Inclusivity also means recognizing diverse voices within communities. Youth, elders, women, men, and non-binary individuals may have different experiences and priorities. Deliberate outreach strategies ensure that marginalized groups contribute to indicator selection and interpretation. Co-creation sessions, listening circles, and anonymous channels can amplify underrepresented perspectives. By embracing plurality, evaluators avoid a single narrative of vitality and instead capture the nuanced spectrum of language use across social contexts. The resulting metrics reflect a more accurate, democratic portrait of revitalization outcomes.

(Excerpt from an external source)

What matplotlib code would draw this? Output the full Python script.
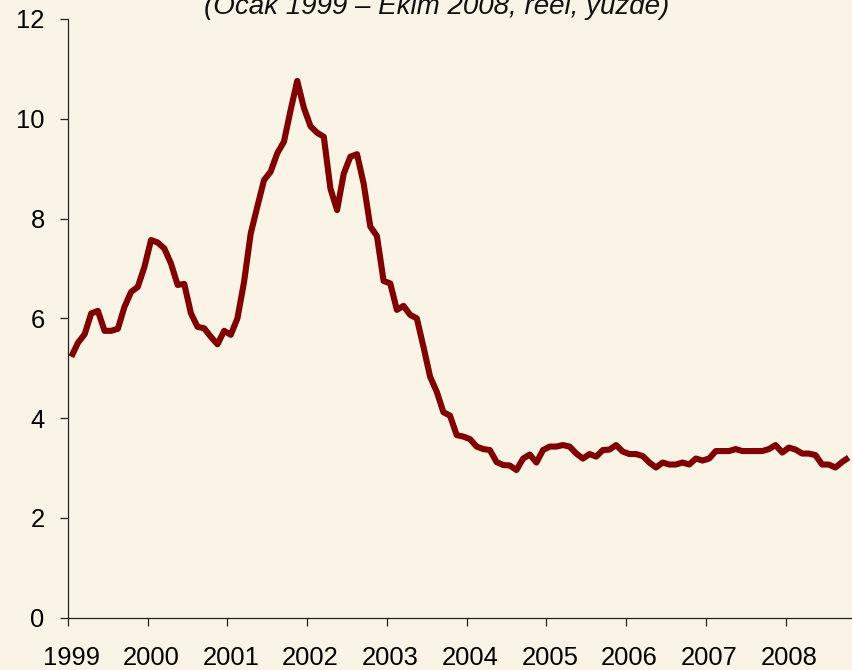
import matplotlib
matplotlib.use("Agg")
import matplotlib.pyplot as plt
from matplotlib.ticker import FixedLocator, NullFormatter, FixedFormatter

plt.rcParams['font.family'] = ['Liberation Sans', 'DejaVu Sans']

# Monthly real rate (%), Jan 1999 - Oct 2008
values = [
    # 1999
    5.23, 5.51, 5.68, 6.10, 6.15, 5.75, 5.75, 5.79, 6.23, 6.53, 6.63, 7.03,
    # 2000
    7.57, 7.52, 7.40, 7.10, 6.67, 6.69, 6.10, 5.83, 5.80, 5.63, 5.48, 5.75,
    # 2001
    5.67, 6.00, 6.73, 7.70, 8.24, 8.77, 8.94, 9.31, 9.54, 10.17, 10.76, 10.22,
    # 2002
    9.85, 9.72, 9.64, 8.60, 8.17, 8.90, 9.24, 9.29, 8.70, 7.84, 7.65, 6.75,
    # 2003
    6.70, 6.17, 6.25, 6.07, 6.00, 5.43, 4.83, 4.53, 4.12, 4.05, 3.66, 3.63,
    # 2004
    3.58, 3.43, 3.38, 3.36, 3.12, 3.06, 3.05, 2.96, 3.19, 3.27, 3.11, 3.36,
    # 2005
    3.43, 3.43, 3.46, 3.43, 3.29, 3.19, 3.28, 3.23, 3.36, 3.37, 3.46, 3.33,
    # 2006
    3.28, 3.28, 3.24, 3.11, 3.01, 3.11, 3.07, 3.07, 3.11, 3.07, 3.19, 3.15,
    # 2007
    3.19, 3.34, 3.34, 3.34, 3.38, 3.34, 3.34, 3.34, 3.34, 3.38, 3.46, 3.31,
    # 2008
    3.41, 3.37, 3.29, 3.29, 3.26, 3.07, 3.07, 3.01, 3.12, 3.21,
]
year_labels = ['1999', '2000', '2001', '2002', '2003', '2004', '2005', '2006', '2007', '2008']
y_ticks = [0, 2, 4, 6, 8, 10, 12]
title = '(Ocak 1999 \u2013 Ekim 2008, reel, y\u00fczde)'

bg = '#FAF4E6'
fig = plt.figure(figsize=(8.52, 6.70), dpi=100, facecolor=bg)
ax = fig.add_axes([68/852, 52.3/670, 1 - 68/852, (617.7 - 19)/670])
ax.set_facecolor(bg)

x = list(range(len(values)))
ax.plot(x, values, color='#800000', lw=4.4, solid_joinstyle='round',
        solid_capstyle='butt', clip_on=False)

ax.set_xlim(-0.5, len(values) - 0.5)
ax.set_ylim(0, 12)

for s in ['top', 'right']:
    ax.spines[s].set_visible(False)
for s in ['left', 'bottom']:
    ax.spines[s].set_color('#222222')
    ax.spines[s].set_linewidth(0.9)

# Major ticks at year boundaries (no labels), minor labels at January points
ax.xaxis.set_major_locator(FixedLocator([12 * k - 0.5 for k in range(len(year_labels))]))
ax.xaxis.set_major_formatter(NullFormatter())
ax.xaxis.set_minor_locator(FixedLocator([12 * k for k in range(len(year_labels))]))
ax.xaxis.set_minor_formatter(FixedFormatter(year_labels))
ax.tick_params(axis='x', which='major', direction='out', length=6, width=0.9, color='#222222')
ax.tick_params(axis='x', which='minor', length=0, pad=20.5, labelsize=18.4)

ax.set_yticks(y_ticks)
ax.set_yticklabels([str(v) for v in y_ticks])
ax.tick_params(axis='y', direction='out', length=6, width=0.9, color='#222222',
               pad=10.8, labelsize=18.4)

fig.text(437/852, 1 - 14/670, title, ha='center', va='baseline',
         fontsize=20, style='italic', color='#111111')

fig.savefig('out.png', dpi=100, facecolor=bg)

Finally, evaluation should drive practical improvements. Data must inform program design, funding decisions, and policy recommendations in timely, accessible formats. Communities benefit when findings are translated into concrete steps, such as expanding language classes, developing locally relevant media, or creating incentive programs for language use in daily life. Clear recommendations tied to measurable milestones enable ongoing accountability. Additionally, evaluators should plan for periodic re-evaluation to track progress, celebrate milestones, and recalibrate goals as social dynamics shift. A transparent, action-oriented emphasis helps sustain momentum over many years.

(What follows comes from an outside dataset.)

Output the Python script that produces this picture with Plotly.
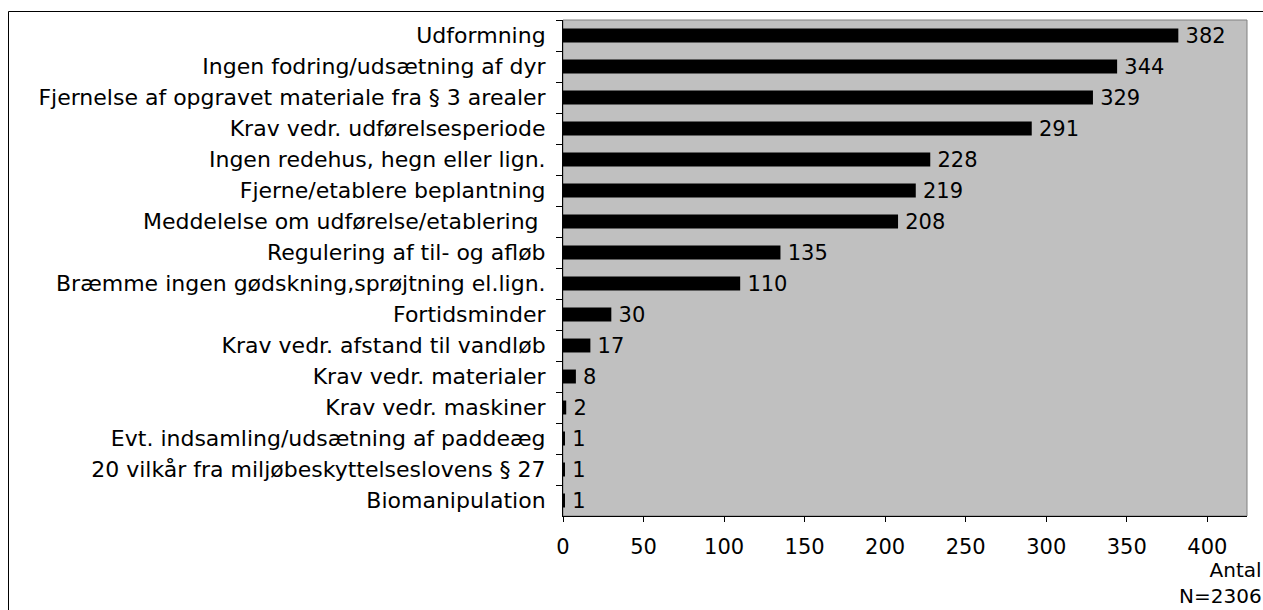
import plotly.graph_objects as go

categories = [
    "Udformning",
    "Ingen fodring/udsætning af dyr",
    "Fjernelse af opgravet materiale fra § 3 arealer",
    "Krav vedr. udførelsesperiode",
    "Ingen redehus, hegn eller lign.",
    "Fjerne/etablere beplantning",
    "Meddelelse om udførelse/etablering ",
    "Regulering af til- og afløb",
    "Bræmme ingen gødskning,sprøjtning el.lign.",
    "Fortidsminder",
    "Krav vedr. afstand til vandløb",
    "Krav vedr. materialer",
    "Krav vedr. maskiner",
    "Evt. indsamling/udsætning af paddeæg",
    "20 vilkår fra miljøbeskyttelseslovens § 27",
    "Biomanipulation",
]
values = [382, 344, 329, 291, 228, 219, 208, 135, 110, 30, 17, 8, 2, 1, 1, 1]
x_ticks = [0, 50, 100, 150, 200, 250, 300, 350, 400]
axis_title = "Antal"
note = "N=2306"

FONT = "DejaVu Sans"
FS = 21
FS_CAT = 22

W, H = 1263, 610
L, R, T, B = 563, 16, 20, 94
pw = W - L - R
ph = H - T - B

def px_x(px):
    return (px - L) / pw

def px_y(py):
    return (H - B - py) / ph

fig = go.Figure(
    go.Bar(
        x=values,
        y=categories,
        orientation="h",
        marker=dict(color="black", line=dict(width=0)),
        width=0.45,
        text=["\u2009" + str(v) for v in values],
        textposition="outside",
        constraintext="none",
        textfont=dict(family=FONT, size=FS, color="black"),
        cliponaxis=False,
        hoverinfo="skip",
    )
)

fig.update_layout(
    width=W,
    height=H,
    margin=dict(l=L, r=R, t=T, b=B, autoexpand=False),
    paper_bgcolor="white",
    plot_bgcolor="#C0C0C0",
    showlegend=False,
    font=dict(family=FONT, size=FS, color="black"),
    xaxis=dict(
        range=[0, pw / 1.6108],
        tickmode="array",
        tickvals=x_ticks,
        ticktext=[str(t) for t in x_ticks],
        showgrid=False,
        zeroline=False,
        showline=True,
        linecolor="black",
        linewidth=1,
        ticks="outside",
        ticklen=5,
        tickcolor="black",
        ticklabelstandoff=7,
        tickfont=dict(family=FONT, size=FS, color="black"),
    ),
    yaxis=dict(
        categoryorder="array",
        categoryarray=categories,
        autorange="reversed",
        tickson="boundaries",
        showgrid=False,
        zeroline=False,
        showline=True,
        linecolor="black",
        linewidth=1,
        ticks="outside",
        ticklen=6,
        tickcolor="black",
        ticklabelstandoff=12,
        tickfont=dict(family=FONT, size=FS_CAT, color="black"),
    ),
    shapes=[
        dict(type="rect", xref="x domain", yref="y domain", x0=0, x1=1, y0=0, y1=1,
             line=dict(color="#808080", width=1), fillcolor="rgba(0,0,0,0)", layer="below"),
        dict(type="rect", xref="paper", yref="paper",
             x0=px_x(8.5), x1=px_x(1300), y0=px_y(650), y1=px_y(11.5),
             line=dict(color="black", width=1), fillcolor="rgba(0,0,0,0)"),
    ],
    annotations=[
        dict(text=axis_title + "<br>" + note, xref="paper", yref="paper",
             x=px_x(1264), y=px_y(583), align="right",
             xanchor="right", yanchor="middle", showarrow=False,
             font=dict(family=FONT, size=20, color="black")),
    ],
)

fig.write_html(
    "out.html",
    config={"displayModeBar": False},
    post_script="document.body.style.margin='0';document.body.style.overflow='hidden';",
)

Sustained impact depends on shared ownership and flexible funding. Long-term success arises when communities control the knowledge products, decide dissemination channels, and renegotiate priorities as language vitality evolves. External partners can provide technical support without overshadowing local leadership. Investment should prioritize capacity-building, resource diversification, and robust documentation of lessons learned. By centering community-defined outcomes and maintaining adaptive methods, revitalization initiatives can produce durable changes in language use, cultural vitality, and social well-being that endure beyond initial grant cycles.